Prompt — Reproduce each line of the material exactly, minus any picture.

━━━━━━

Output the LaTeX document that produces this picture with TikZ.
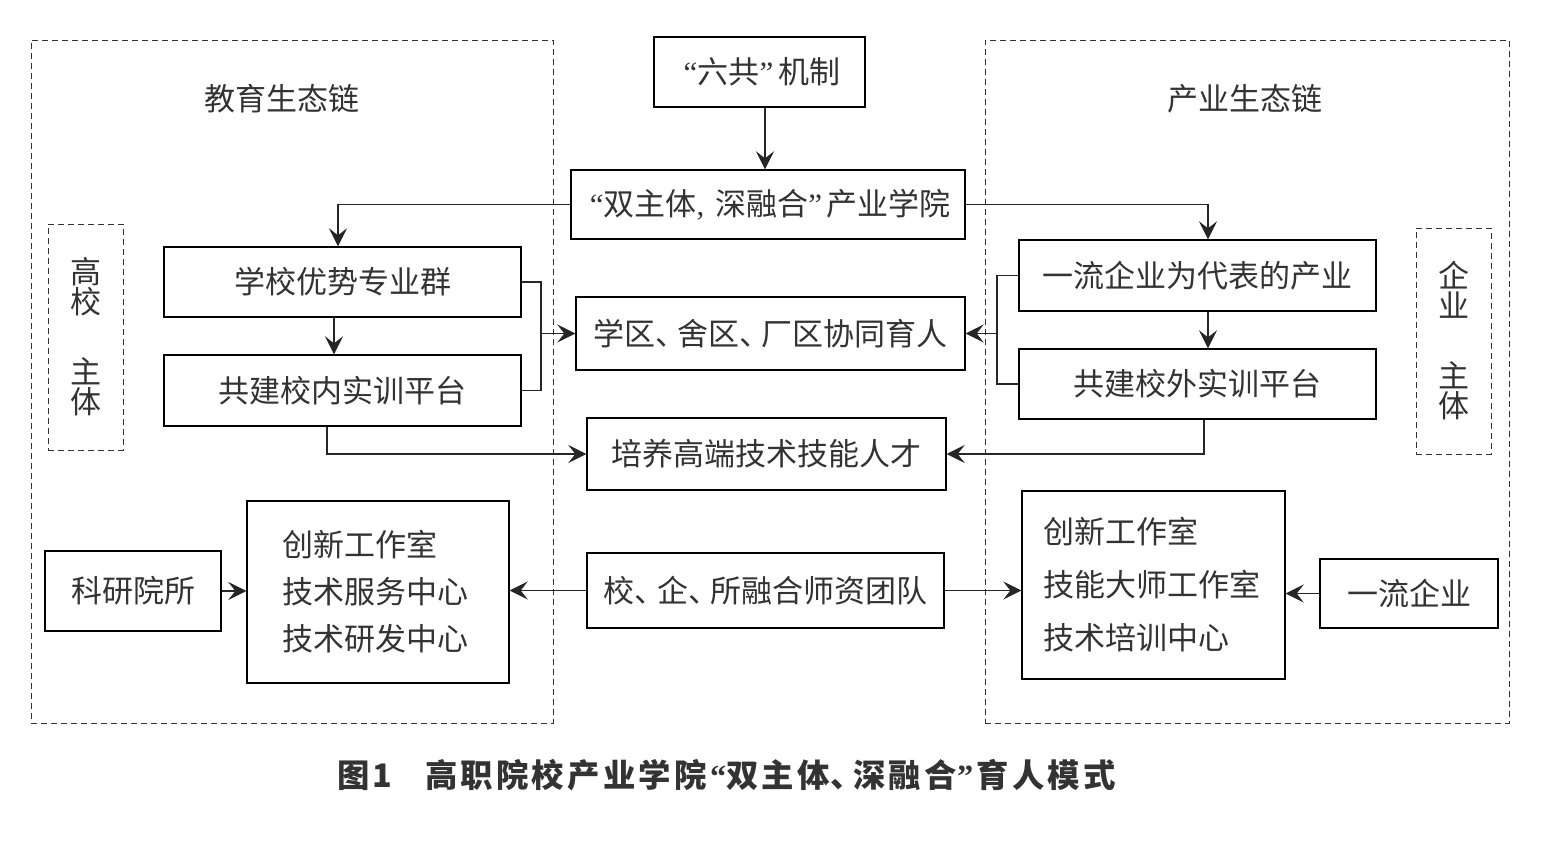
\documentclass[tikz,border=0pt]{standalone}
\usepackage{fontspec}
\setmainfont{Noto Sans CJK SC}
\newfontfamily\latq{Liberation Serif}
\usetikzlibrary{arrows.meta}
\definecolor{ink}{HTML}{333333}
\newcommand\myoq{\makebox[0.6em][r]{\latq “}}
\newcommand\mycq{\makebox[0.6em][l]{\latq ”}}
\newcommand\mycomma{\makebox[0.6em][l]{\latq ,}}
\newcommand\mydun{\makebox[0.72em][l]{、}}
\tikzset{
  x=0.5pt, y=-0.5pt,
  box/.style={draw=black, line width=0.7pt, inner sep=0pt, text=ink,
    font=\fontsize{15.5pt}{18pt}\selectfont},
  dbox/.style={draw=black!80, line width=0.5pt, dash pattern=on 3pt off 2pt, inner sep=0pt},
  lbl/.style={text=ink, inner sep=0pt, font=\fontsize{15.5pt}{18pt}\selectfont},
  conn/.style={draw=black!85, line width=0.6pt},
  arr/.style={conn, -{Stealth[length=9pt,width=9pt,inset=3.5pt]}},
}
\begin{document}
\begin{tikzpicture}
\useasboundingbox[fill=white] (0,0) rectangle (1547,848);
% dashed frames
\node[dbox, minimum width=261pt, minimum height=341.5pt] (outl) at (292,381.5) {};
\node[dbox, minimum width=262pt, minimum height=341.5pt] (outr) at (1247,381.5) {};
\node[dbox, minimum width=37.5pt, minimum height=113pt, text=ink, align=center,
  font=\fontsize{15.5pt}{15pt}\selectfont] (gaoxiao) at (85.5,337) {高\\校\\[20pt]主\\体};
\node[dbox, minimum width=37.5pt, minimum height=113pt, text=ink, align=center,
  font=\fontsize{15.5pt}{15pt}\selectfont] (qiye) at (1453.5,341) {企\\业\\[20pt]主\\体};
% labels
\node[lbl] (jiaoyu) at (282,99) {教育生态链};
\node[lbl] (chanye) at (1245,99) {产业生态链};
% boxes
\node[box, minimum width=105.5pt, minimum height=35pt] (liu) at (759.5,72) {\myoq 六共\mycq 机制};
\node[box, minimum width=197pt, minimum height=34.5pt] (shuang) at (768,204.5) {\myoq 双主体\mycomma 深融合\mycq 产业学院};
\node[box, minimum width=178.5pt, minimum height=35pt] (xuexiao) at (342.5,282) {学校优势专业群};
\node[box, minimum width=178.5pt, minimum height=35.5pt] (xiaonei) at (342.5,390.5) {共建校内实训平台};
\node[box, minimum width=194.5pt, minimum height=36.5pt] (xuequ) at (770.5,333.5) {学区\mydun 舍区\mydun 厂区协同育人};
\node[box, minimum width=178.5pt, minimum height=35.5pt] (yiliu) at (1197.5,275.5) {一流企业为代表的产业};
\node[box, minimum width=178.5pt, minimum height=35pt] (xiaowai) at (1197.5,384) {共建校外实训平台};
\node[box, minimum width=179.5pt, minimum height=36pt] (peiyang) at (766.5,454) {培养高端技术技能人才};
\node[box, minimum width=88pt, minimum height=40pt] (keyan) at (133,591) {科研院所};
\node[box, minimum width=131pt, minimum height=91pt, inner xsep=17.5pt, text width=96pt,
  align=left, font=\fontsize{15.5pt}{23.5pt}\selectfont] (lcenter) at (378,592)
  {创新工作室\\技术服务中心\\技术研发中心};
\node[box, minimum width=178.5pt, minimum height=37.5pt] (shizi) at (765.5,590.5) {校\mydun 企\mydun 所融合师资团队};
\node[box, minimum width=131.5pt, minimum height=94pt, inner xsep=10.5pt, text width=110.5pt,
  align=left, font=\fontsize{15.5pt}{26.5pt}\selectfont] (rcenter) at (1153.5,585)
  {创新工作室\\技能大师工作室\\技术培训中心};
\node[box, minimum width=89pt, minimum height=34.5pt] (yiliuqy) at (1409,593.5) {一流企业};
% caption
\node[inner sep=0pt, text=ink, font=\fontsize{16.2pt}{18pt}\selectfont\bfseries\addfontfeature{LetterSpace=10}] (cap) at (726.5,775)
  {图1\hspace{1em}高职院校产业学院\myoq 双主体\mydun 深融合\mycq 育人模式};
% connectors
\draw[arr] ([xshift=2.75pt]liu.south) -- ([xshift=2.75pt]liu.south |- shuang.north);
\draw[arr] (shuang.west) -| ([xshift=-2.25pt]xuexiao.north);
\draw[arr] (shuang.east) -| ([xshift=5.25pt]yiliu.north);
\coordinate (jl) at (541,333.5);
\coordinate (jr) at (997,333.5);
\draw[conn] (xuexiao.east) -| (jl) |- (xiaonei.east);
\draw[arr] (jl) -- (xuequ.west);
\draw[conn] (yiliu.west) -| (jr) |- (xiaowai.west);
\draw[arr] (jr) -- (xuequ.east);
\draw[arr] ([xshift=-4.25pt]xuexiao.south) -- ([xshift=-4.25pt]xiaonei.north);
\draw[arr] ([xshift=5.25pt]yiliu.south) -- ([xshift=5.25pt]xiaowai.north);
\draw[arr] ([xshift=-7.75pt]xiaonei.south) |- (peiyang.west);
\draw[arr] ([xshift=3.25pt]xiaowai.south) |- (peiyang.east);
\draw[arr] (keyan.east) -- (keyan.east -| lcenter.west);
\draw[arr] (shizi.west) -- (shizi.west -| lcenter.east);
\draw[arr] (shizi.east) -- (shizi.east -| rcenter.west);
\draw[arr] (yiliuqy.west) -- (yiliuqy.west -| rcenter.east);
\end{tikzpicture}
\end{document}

━━━━━━

Result of the task —
Output the LaTeX document that produces this picture with TikZ.
\documentclass[tikz,border=0pt]{standalone}
\usepackage{fontspec}
\setmainfont{Noto Sans CJK SC}
\newfontfamily\latq{Liberation Serif}
\usetikzlibrary{arrows.meta}
\definecolor{ink}{HTML}{333333}
\newcommand\myoq{\makebox[0.6em][r]{\latq “}}
\newcommand\mycq{\makebox[0.6em][l]{\latq ”}}
\newcommand\mycomma{\makebox[0.6em][l]{\latq ,}}
\newcommand\mydun{\makebox[0.72em][l]{、}}
\tikzset{
  x=0.5pt, y=-0.5pt,
  box/.style={draw=black, line width=0.7pt, inner sep=0pt, text=ink,
    font=\fontsize{15.5pt}{18pt}\selectfont},
  dbox/.style={draw=black!80, line width=0.5pt, dash pattern=on 3pt off 2pt, inner sep=0pt},
  lbl/.style={text=ink, inner sep=0pt, font=\fontsize{15.5pt}{18pt}\selectfont},
  conn/.style={draw=black!85, line width=0.6pt},
  arr/.style={conn, -{Stealth[length=9pt,width=9pt,inset=3.5pt]}},
}
\begin{document}
\begin{tikzpicture}
\useasboundingbox[fill=white] (0,0) rectangle (1547,848);
% dashed frames
\node[dbox, minimum width=261pt, minimum height=341.5pt] (outl) at (292,381.5) {};
\node[dbox, minimum width=262pt, minimum height=341.5pt] (outr) at (1247,381.5) {};
\node[dbox, minimum width=37.5pt, minimum height=113pt, text=ink, align=center,
  font=\fontsize{15.5pt}{15pt}\selectfont] (gaoxiao) at (85.5,337) {高\\校\\[20pt]主\\体};
\node[dbox, minimum width=37.5pt, minimum height=113pt, text=ink, align=center,
  font=\fontsize{15.5pt}{15pt}\selectfont] (qiye) at (1453.5,341) {企\\业\\[20pt]主\\体};
% labels
\node[lbl] (jiaoyu) at (282,99) {教育生态链};
\node[lbl] (chanye) at (1245,99) {产业生态链};
% boxes
\node[box, minimum width=105.5pt, minimum height=35pt] (liu) at (759.5,72) {\myoq 六共\mycq 机制};
\node[box, minimum width=197pt, minimum height=34.5pt] (shuang) at (768,204.5) {\myoq 双主体\mycomma 深融合\mycq 产业学院};
\node[box, minimum width=178.5pt, minimum height=35pt] (xuexiao) at (342.5,282) {学校优势专业群};
\node[box, minimum width=178.5pt, minimum height=35.5pt] (xiaonei) at (342.5,390.5) {共建校内实训平台};
\node[box, minimum width=194.5pt, minimum height=36.5pt] (xuequ) at (770.5,333.5) {学区\mydun 舍区\mydun 厂区协同育人};
\node[box, minimum width=178.5pt, minimum height=35.5pt] (yiliu) at (1197.5,275.5) {一流企业为代表的产业};
\node[box, minimum width=178.5pt, minimum height=35pt] (xiaowai) at (1197.5,384) {共建校外实训平台};
\node[box, minimum width=179.5pt, minimum height=36pt] (peiyang) at (766.5,454) {培养高端技术技能人才};
\node[box, minimum width=88pt, minimum height=40pt] (keyan) at (133,591) {科研院所};
\node[box, minimum width=131pt, minimum height=91pt, inner xsep=17.5pt, text width=96pt,
  align=left, font=\fontsize{15.5pt}{23.5pt}\selectfont] (lcenter) at (378,592)
  {创新工作室\\技术服务中心\\技术研发中心};
\node[box, minimum width=178.5pt, minimum height=37.5pt] (shizi) at (765.5,590.5) {校\mydun 企\mydun 所融合师资团队};
\node[box, minimum width=131.5pt, minimum height=94pt, inner xsep=10.5pt, text width=110.5pt,
  align=left, font=\fontsize{15.5pt}{26.5pt}\selectfont] (rcenter) at (1153.5,585)
  {创新工作室\\技能大师工作室\\技术培训中心};
\node[box, minimum width=89pt, minimum height=34.5pt] (yiliuqy) at (1409,593.5) {一流企业};
% caption
\node[inner sep=0pt, text=ink, font=\fontsize{16.2pt}{18pt}\selectfont\bfseries\addfontfeature{LetterSpace=10}] (cap) at (726.5,775)
  {图1\hspace{1em}高职院校产业学院\myoq 双主体\mydun 深融合\mycq 育人模式};
% connectors
\draw[arr] ([xshift=2.75pt]liu.south) -- ([xshift=2.75pt]liu.south |- shuang.north);
\draw[arr] (shuang.west) -| ([xshift=-2.25pt]xuexiao.north);
\draw[arr] (shuang.east) -| ([xshift=5.25pt]yiliu.north);
\coordinate (jl) at (541,333.5);
\coordinate (jr) at (997,333.5);
\draw[conn] (xuexiao.east) -| (jl) |- (xiaonei.east);
\draw[arr] (jl) -- (xuequ.west);
\draw[conn] (yiliu.west) -| (jr) |- (xiaowai.west);
\draw[arr] (jr) -- (xuequ.east);
\draw[arr] ([xshift=-4.25pt]xuexiao.south) -- ([xshift=-4.25pt]xiaonei.north);
\draw[arr] ([xshift=5.25pt]yiliu.south) -- ([xshift=5.25pt]xiaowai.north);
\draw[arr] ([xshift=-7.75pt]xiaonei.south) |- (peiyang.west);
\draw[arr] ([xshift=3.25pt]xiaowai.south) |- (peiyang.east);
\draw[arr] (keyan.east) -- (keyan.east -| lcenter.west);
\draw[arr] (shizi.west) -- (shizi.west -| lcenter.east);
\draw[arr] (shizi.east) -- (shizi.east -| rcenter.west);
\draw[arr] (yiliuqy.west) -- (yiliuqy.west -| rcenter.east);
\end{tikzpicture}
\end{document}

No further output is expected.